Conclusion : Réhabiliter le Doute Comme Outil, Déconstruire l'Imposture Comme Identité

Le syndrome de l'imposteur est un paradoxe cognitif fascinant et douloureux : un mécanisme par lequel la compétence génère le doute, où l'expertise rend conscient de l'étendue de ce qu'on ne sait pas, où la réussite est systématiquement réinterprétée comme fraude.

Ce phénomène n'est pas une simple « manque de confiance en soi » qu'on pourrait résoudre par des affirmations positives superficielles.
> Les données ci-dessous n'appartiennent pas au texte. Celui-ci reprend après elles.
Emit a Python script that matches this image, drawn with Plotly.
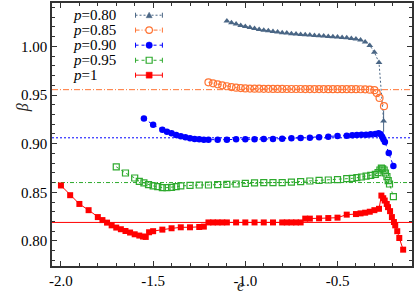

C'est une architecture cognitive complexe, enracinée dans des biais attributionnels, amplifiée par le perfectionnisme pathologique, nourrie par des contextes sociaux et institutionnels qui envoient des messages d'illégitimité aux groupes minoritaires.

Comprendre ces mécanismes permet de dépathologiser l'expérience — reconnaître que le syndrome de l'imposteur n'est pas un défaut personnel mais une réponse cognitive compréhensible à des stimuli sociaux et cognitifs réels.

La sortie du syndrome passe par plusieurs niveaux d'intervention : restructuration cognitive individuelle (défier les attributions biaisées), normalisation collective (révéler l'universalité du phénomène), redéfinition des standards de succès (accepter « l'assez bon »), et transformations institutionnelles (transparence, feedback, lutte contre les discriminations).

Mais peut-être la transformation la plus profonde consiste à réhabiliter le doute lui-même — non comme preuve d'imposture, mais comme marqueur d'une lucidité intellectuelle précieuse. Le doute métacognitif, l'humilité face à la complexité du savoir, la conscience de ses propres limites : ce ne sont pas des faiblesses. Ce sont les attributs distinctifs de l'expertise véritable.

Les véritables imposteurs ne doutent jamais. Si vous doutez, si vous questionnez votre légitimité, si vous mesurez l'immensité de ce qui vous reste à apprendre — vous n'êtes probablement pas un·e imposteur·e. Vous êtes simplement lucide.

Et cette lucidité — aussi inconfortable soit-elle — est précisément ce qui fait de vous quelqu'un de compétent.